WHAT YOU ARE ASKED TO DO: All the data should be repeated exactly. Any image in it is left out.

___

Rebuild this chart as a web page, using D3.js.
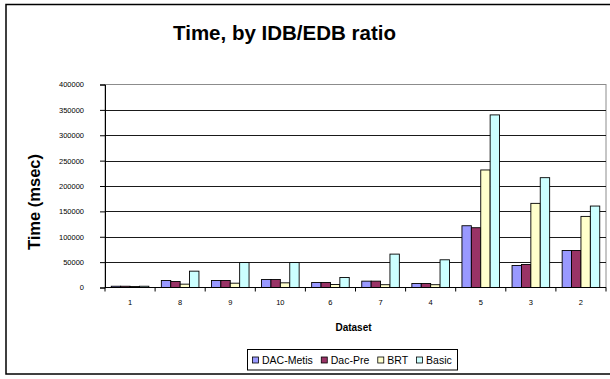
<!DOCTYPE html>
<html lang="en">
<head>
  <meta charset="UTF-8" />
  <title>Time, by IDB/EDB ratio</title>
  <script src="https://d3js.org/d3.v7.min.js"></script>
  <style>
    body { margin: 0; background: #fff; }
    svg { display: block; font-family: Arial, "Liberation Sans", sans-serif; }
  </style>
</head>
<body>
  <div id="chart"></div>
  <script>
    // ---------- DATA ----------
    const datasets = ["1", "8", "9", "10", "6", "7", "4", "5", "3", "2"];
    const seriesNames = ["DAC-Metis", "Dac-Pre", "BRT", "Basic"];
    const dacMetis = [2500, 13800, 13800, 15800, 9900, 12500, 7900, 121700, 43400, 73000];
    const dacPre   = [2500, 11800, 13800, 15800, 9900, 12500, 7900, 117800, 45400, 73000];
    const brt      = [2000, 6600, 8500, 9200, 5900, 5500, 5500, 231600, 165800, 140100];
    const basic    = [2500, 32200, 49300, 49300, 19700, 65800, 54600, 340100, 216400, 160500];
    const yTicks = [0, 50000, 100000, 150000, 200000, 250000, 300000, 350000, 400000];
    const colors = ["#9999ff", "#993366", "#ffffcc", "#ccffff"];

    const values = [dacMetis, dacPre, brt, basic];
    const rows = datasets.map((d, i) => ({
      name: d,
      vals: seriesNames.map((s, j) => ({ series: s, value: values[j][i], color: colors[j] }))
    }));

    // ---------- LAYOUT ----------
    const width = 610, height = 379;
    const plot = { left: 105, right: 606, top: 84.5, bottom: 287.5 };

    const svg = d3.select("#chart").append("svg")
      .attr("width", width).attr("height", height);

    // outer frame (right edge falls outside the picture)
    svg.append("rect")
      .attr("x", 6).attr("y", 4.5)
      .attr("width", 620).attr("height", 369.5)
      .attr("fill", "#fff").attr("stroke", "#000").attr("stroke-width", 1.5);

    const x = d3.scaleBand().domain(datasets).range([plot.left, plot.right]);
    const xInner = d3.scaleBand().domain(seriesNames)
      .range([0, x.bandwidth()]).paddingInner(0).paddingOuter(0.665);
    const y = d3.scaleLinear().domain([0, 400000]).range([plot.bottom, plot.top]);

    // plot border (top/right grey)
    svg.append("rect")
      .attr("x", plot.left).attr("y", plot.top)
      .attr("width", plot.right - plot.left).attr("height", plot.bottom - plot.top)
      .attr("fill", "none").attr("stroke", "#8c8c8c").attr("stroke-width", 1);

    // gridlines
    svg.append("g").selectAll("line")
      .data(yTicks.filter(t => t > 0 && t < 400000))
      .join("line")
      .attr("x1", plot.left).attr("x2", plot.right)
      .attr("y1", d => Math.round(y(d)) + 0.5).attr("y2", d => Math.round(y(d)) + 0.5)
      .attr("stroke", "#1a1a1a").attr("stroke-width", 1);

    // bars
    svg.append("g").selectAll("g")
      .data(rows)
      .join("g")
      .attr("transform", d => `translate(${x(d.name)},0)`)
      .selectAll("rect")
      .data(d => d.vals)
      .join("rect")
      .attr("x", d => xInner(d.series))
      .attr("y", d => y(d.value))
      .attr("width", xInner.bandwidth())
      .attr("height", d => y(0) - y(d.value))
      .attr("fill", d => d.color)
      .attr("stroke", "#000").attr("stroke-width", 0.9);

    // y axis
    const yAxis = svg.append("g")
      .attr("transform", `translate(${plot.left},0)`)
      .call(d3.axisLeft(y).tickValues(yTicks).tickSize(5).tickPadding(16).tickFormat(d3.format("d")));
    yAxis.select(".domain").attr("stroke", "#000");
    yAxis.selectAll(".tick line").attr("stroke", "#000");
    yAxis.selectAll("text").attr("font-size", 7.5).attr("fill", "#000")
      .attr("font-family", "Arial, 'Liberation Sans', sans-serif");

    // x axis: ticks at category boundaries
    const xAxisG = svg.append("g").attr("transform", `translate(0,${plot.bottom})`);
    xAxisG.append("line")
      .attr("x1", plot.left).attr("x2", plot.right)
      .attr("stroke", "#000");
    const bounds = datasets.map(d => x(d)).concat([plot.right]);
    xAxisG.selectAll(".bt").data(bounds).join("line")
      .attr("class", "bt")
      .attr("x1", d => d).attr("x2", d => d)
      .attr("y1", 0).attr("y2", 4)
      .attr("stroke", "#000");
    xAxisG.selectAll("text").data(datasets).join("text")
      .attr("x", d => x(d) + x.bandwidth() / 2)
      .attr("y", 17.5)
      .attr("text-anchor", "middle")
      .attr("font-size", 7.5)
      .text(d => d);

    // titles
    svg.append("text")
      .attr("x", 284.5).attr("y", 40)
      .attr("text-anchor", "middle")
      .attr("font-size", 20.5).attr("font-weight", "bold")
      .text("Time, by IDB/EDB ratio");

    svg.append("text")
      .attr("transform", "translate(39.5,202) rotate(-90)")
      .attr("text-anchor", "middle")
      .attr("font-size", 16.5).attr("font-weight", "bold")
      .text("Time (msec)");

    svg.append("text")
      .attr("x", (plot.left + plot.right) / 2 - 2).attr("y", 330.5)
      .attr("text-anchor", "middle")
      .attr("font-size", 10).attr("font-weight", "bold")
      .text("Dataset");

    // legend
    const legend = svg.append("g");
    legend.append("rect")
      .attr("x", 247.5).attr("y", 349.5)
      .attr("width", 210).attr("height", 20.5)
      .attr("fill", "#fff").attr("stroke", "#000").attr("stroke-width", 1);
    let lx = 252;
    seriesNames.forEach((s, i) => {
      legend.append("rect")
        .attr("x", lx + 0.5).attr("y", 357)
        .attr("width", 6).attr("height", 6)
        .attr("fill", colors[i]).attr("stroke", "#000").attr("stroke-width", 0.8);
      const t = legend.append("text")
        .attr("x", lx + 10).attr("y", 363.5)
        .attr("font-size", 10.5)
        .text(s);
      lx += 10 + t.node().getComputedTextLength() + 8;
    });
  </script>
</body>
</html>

___

ANSWER FOR THIS EXERCISE:
Rebuild this chart as a web page, using D3.js.
<!DOCTYPE html>
<html lang="en">
<head>
  <meta charset="UTF-8" />
  <title>Time, by IDB/EDB ratio</title>
  <script src="https://d3js.org/d3.v7.min.js"></script>
  <style>
    body { margin: 0; background: #fff; }
    svg { display: block; font-family: Arial, "Liberation Sans", sans-serif; }
  </style>
</head>
<body>
  <div id="chart"></div>
  <script>
    // ---------- DATA ----------
    const datasets = ["1", "8", "9", "10", "6", "7", "4", "5", "3", "2"];
    const seriesNames = ["DAC-Metis", "Dac-Pre", "BRT", "Basic"];
    const dacMetis = [2500, 13800, 13800, 15800, 9900, 12500, 7900, 121700, 43400, 73000];
    const dacPre   = [2500, 11800, 13800, 15800, 9900, 12500, 7900, 117800, 45400, 73000];
    const brt      = [2000, 6600, 8500, 9200, 5900, 5500, 5500, 231600, 165800, 140100];
    const basic    = [2500, 32200, 49300, 49300, 19700, 65800, 54600, 340100, 216400, 160500];
    const yTicks = [0, 50000, 100000, 150000, 200000, 250000, 300000, 350000, 400000];
    const colors = ["#9999ff", "#993366", "#ffffcc", "#ccffff"];

    const values = [dacMetis, dacPre, brt, basic];
    const rows = datasets.map((d, i) => ({
      name: d,
      vals: seriesNames.map((s, j) => ({ series: s, value: values[j][i], color: colors[j] }))
    }));

    // ---------- LAYOUT ----------
    const width = 610, height = 379;
    const plot = { left: 105, right: 606, top: 84.5, bottom: 287.5 };

    const svg = d3.select("#chart").append("svg")
      .attr("width", width).attr("height", height);

    // outer frame (right edge falls outside the picture)
    svg.append("rect")
      .attr("x", 6).attr("y", 4.5)
      .attr("width", 620).attr("height", 369.5)
      .attr("fill", "#fff").attr("stroke", "#000").attr("stroke-width", 1.5);

    const x = d3.scaleBand().domain(datasets).range([plot.left, plot.right]);
    const xInner = d3.scaleBand().domain(seriesNames)
      .range([0, x.bandwidth()]).paddingInner(0).paddingOuter(0.665);
    const y = d3.scaleLinear().domain([0, 400000]).range([plot.bottom, plot.top]);

    // plot border (top/right grey)
    svg.append("rect")
      .attr("x", plot.left).attr("y", plot.top)
      .attr("width", plot.right - plot.left).attr("height", plot.bottom - plot.top)
      .attr("fill", "none").attr("stroke", "#8c8c8c").attr("stroke-width", 1);

    // gridlines
    svg.append("g").selectAll("line")
      .data(yTicks.filter(t => t > 0 && t < 400000))
      .join("line")
      .attr("x1", plot.left).attr("x2", plot.right)
      .attr("y1", d => Math.round(y(d)) + 0.5).attr("y2", d => Math.round(y(d)) + 0.5)
      .attr("stroke", "#1a1a1a").attr("stroke-width", 1);

    // bars
    svg.append("g").selectAll("g")
      .data(rows)
      .join("g")
      .attr("transform", d => `translate(${x(d.name)},0)`)
      .selectAll("rect")
      .data(d => d.vals)
      .join("rect")
      .attr("x", d => xInner(d.series))
      .attr("y", d => y(d.value))
      .attr("width", xInner.bandwidth())
      .attr("height", d => y(0) - y(d.value))
      .attr("fill", d => d.color)
      .attr("stroke", "#000").attr("stroke-width", 0.9);

    // y axis
    const yAxis = svg.append("g")
      .attr("transform", `translate(${plot.left},0)`)
      .call(d3.axisLeft(y).tickValues(yTicks).tickSize(5).tickPadding(16).tickFormat(d3.format("d")));
    yAxis.select(".domain").attr("stroke", "#000");
    yAxis.selectAll(".tick line").attr("stroke", "#000");
    yAxis.selectAll("text").attr("font-size", 7.5).attr("fill", "#000")
      .attr("font-family", "Arial, 'Liberation Sans', sans-serif");

    // x axis: ticks at category boundaries
    const xAxisG = svg.append("g").attr("transform", `translate(0,${plot.bottom})`);
    xAxisG.append("line")
      .attr("x1", plot.left).attr("x2", plot.right)
      .attr("stroke", "#000");
    const bounds = datasets.map(d => x(d)).concat([plot.right]);
    xAxisG.selectAll(".bt").data(bounds).join("line")
      .attr("class", "bt")
      .attr("x1", d => d).attr("x2", d => d)
      .attr("y1", 0).attr("y2", 4)
      .attr("stroke", "#000");
    xAxisG.selectAll("text").data(datasets).join("text")
      .attr("x", d => x(d) + x.bandwidth() / 2)
      .attr("y", 17.5)
      .attr("text-anchor", "middle")
      .attr("font-size", 7.5)
      .text(d => d);

    // titles
    svg.append("text")
      .attr("x", 284.5).attr("y", 40)
      .attr("text-anchor", "middle")
      .attr("font-size", 20.5).attr("font-weight", "bold")
      .text("Time, by IDB/EDB ratio");

    svg.append("text")
      .attr("transform", "translate(39.5,202) rotate(-90)")
      .attr("text-anchor", "middle")
      .attr("font-size", 16.5).attr("font-weight", "bold")
      .text("Time (msec)");

    svg.append("text")
      .attr("x", (plot.left + plot.right) / 2 - 2).attr("y", 330.5)
      .attr("text-anchor", "middle")
      .attr("font-size", 10).attr("font-weight", "bold")
      .text("Dataset");

    // legend
    const legend = svg.append("g");
    legend.append("rect")
      .attr("x", 247.5).attr("y", 349.5)
      .attr("width", 210).attr("height", 20.5)
      .attr("fill", "#fff").attr("stroke", "#000").attr("stroke-width", 1);
    let lx = 252;
    seriesNames.forEach((s, i) => {
      legend.append("rect")
        .attr("x", lx + 0.5).attr("y", 357)
        .attr("width", 6).attr("height", 6)
        .attr("fill", colors[i]).attr("stroke", "#000").attr("stroke-width", 0.8);
      const t = legend.append("text")
        .attr("x", lx + 10).attr("y", 363.5)
        .attr("font-size", 10.5)
        .text(s);
      lx += 10 + t.node().getComputedTextLength() + 8;
    });
  </script>
</body>
</html>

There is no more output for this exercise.